Most of the patients with early mortality did not receive any specific cancer treatment, e.g., 62% of patients in the 30-day mortality group did not have a documented tumor-directed therapy. This result is comparable to a French study [6], but lower than a study conducted in the USA where around 70% of patients with 30-day mortality did not receive any treatment [3]. There is a need to improve early diagnosis to give the patients a chance to receive a systemic treatment to reduce time to treatment and then to improve early mortality. Early diagnosis can give the patients a chance to get a systemic treatment before deterioration of the general condition (better PS, early-stage tumor, less weight loss). However, the often long waiting time for the molecular pathology testing could potentially have negative effects. Individual outcome is variable, and even the most favorable patient group contains people with very short, intermediate or long life expectancy. Therefore, identification of predictive features in lung cancer patients deserves further investigation.

An analysis of patients’ comorbidities showed a higher proportion of patients with diabetes mellitus and renal insufficiency in the 30-day mortality group. Patients with lung cancer often have comorbidities, for example diabetes mellitus with a prevalence of 15–17% [14, 15]. In our study, we found that the prevalence was 22% in patients in the 30-day mortality group. Renal insufficiency in lung cancer patients was found to be around 6% in the USA [14, 16], whereas it was 14% in the 30-day mortality group and 12% in the 60-day mortality group. Both diabetes mellitus [17] and renal insufficiency are associated with decreased survival and can limit treatment options in lung cancer [16,17,18].

As the source of the dataset used in this study was based on secondary data intended for tumor documentation, certain factors that could have an impact on early mortality could not be included in the analysis. Some variables also included missing information, as these were not a focus of the primary documentation. Additionally, all information comes from within the university clinic. However, by adding clinical information from electronic patient records for the early mortality groups, we believe we added important information that provides an insight on factors related to early mortality in lung cancer in Germany. We did not distinguish between NSCLC and SCLC in our study however, in patients with poor prognosis, the main focus is to improve patient’s quality of life regardless of the histological subtype. Providing information on comorbidities and care settings in patients with early mortality enabled detecting factors that can predict early mortality. The limited sample size does not allow generalization of results, but analyses can be amended with future cohorts.

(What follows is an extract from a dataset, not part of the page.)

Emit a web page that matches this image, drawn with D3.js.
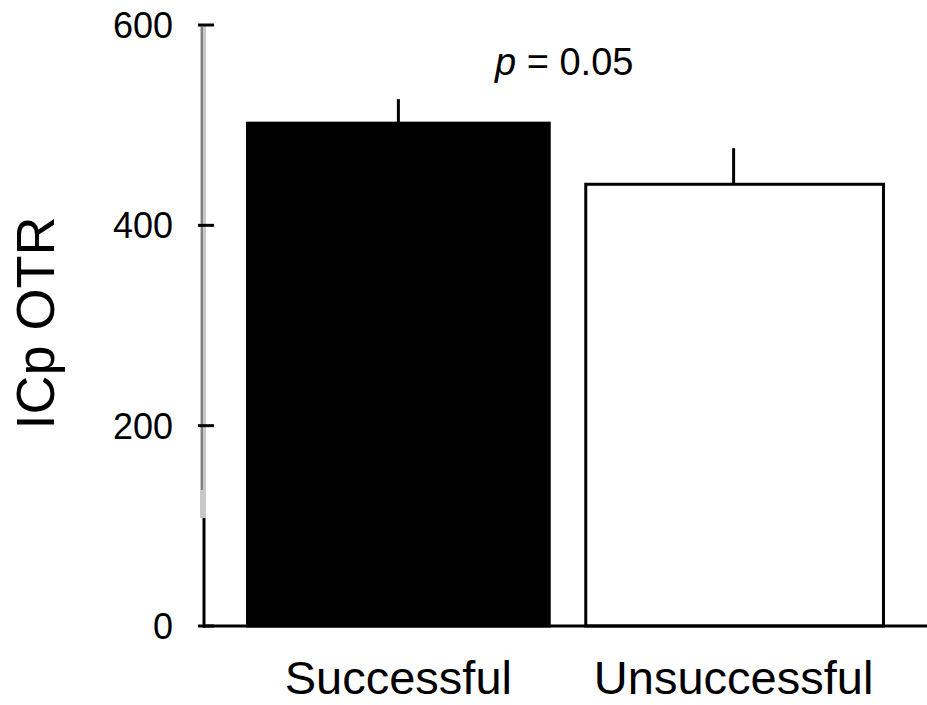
<!DOCTYPE html>
<html><head><meta charset="utf-8">
<script src="https://cdn.jsdelivr.net/npm/d3@7"></script>
<style>body{margin:0;background:#fff}svg{display:block}</style>
</head><body>
<script>
const categories = ["Successful", "Unsuccessful"];
const means = [502, 441];
const errTops = [526, 477];
const fills = ["#000000", "#ffffff"];
const yTicks = [0, 200, 400, 600];
const yLabel = "ICp OTR";
const note = "= 0.05";

const W = 927, H = 705;
const svg = d3.select("body").append("svg").attr("width", W).attr("height", H);
const font = "Liberation Sans, Arial, sans-serif";

const y = d3.scaleLinear().domain([0, 600]).range([626, 25]);
const x = d3.scaleBand().domain(categories).range([214, 918]).paddingInner(0.1).paddingOuter(0.1);

// bars
svg.selectAll("rect.bar").data(categories).join("rect")
  .attr("x", (d, i) => x(d) + (i === 1 ? 3 : 0))
  .attr("y", (d, i) => y(means[i]))
  .attr("width", (d, i) => x.bandwidth() - (i === 1 ? 4 : 0))
  .attr("height", (d, i) => y(0) - y(means[i]))
  .attr("fill", (d, i) => fills[i])
  .attr("stroke", "#000").attr("stroke-width", 3);

// error bars
svg.selectAll("line.err").data(categories).join("line")
  .attr("x1", d => x(d) + x.bandwidth() / 2)
  .attr("x2", d => x(d) + x.bandwidth() / 2)
  .attr("y1", (d, i) => y(means[i]))
  .attr("y2", (d, i) => y(errTops[i]))
  .attr("stroke", "#000").attr("stroke-width", 3);

// y axis line (gray upper part, black lower part)
svg.append("line").attr("x1", 203).attr("x2", 203).attr("y1", y(600)).attr("y2", 518)
  .attr("stroke", "#c8c8c8").attr("stroke-width", 6);
svg.append("line").attr("x1", 202).attr("x2", 202).attr("y1", y(600)+2).attr("y2", 490)
  .attr("stroke", "#808080").attr("stroke-width", 2);
svg.append("line").attr("x1", 204).attr("x2", 204).attr("y1", 518).attr("y2", y(0) + 1.5)
  .attr("stroke", "#000").attr("stroke-width", 3);

// x axis line
svg.append("line").attr("x1", 203).attr("x2", W).attr("y1", y(0)).attr("y2", y(0))
  .attr("stroke", "#000").attr("stroke-width", 3);

// ticks
svg.selectAll("line.tick").data(yTicks).join("line")
  .attr("x1", 198).attr("x2", 214)
  .attr("y1", d => y(d)).attr("y2", d => y(d))
  .attr("stroke", "#000").attr("stroke-width", 3);
svg.selectAll("text.tl").data(yTicks).join("text")
  .attr("x", 173).attr("y", d => y(d)).attr("dy", "0.36em")
  .attr("text-anchor", "end").attr("font-family", font).attr("font-size", 36)
  .text(d => d);

// category labels
svg.selectAll("text.cat").data(categories).join("text")
  .attr("x", d => x(d) + x.bandwidth() / 2).attr("y", 694)
  .attr("text-anchor", "middle").attr("font-family", font).attr("font-size", 47)
  .text(d => d);

// y label
svg.append("text").attr("transform", "translate(54,323) rotate(-90)")
  .attr("text-anchor", "middle").attr("font-family", font).attr("font-size", 54)
  .text(yLabel);

// p value
const t = svg.append("text").attr("x", 495).attr("y", 75)
  .attr("font-family", font).attr("font-size", 38);
t.append("tspan").attr("font-style", "italic").text("p");
t.append("tspan").text(" " + note);
</script>
</body></html>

In our study, we were able to detect differences in causes of death between these groups. Additionally, our study looked at factors that have not been analyzed previously such as cause and place of death, as well as comorbidities. Analyzing the cause of death and place of death have only been investigated in a few studies. We found that these two factors provide crucial information in the analysis of risk factors for early mortality. Additionally, as the original dataset was derived from the tumor documentation system the quality of the information in this part of the dataset is exceptionally high.

Our results suggest that we need a greater focus on older and frail patients. Moreover, physicians should pay special attention to females with recent weight loss and patients with a comorbidity of diabetes mellitus or renal impairment. Even if life might not be prolonged, the early integration of palliative care can help patients and families confronted by death in an acute setting and improve quality of life. Engaging a case manager focused on detecting patients with the above characteristics could help improve overall care. Improving survival requires diagnosis at an earlier stage and better organization of diagnosis and specific care pathways.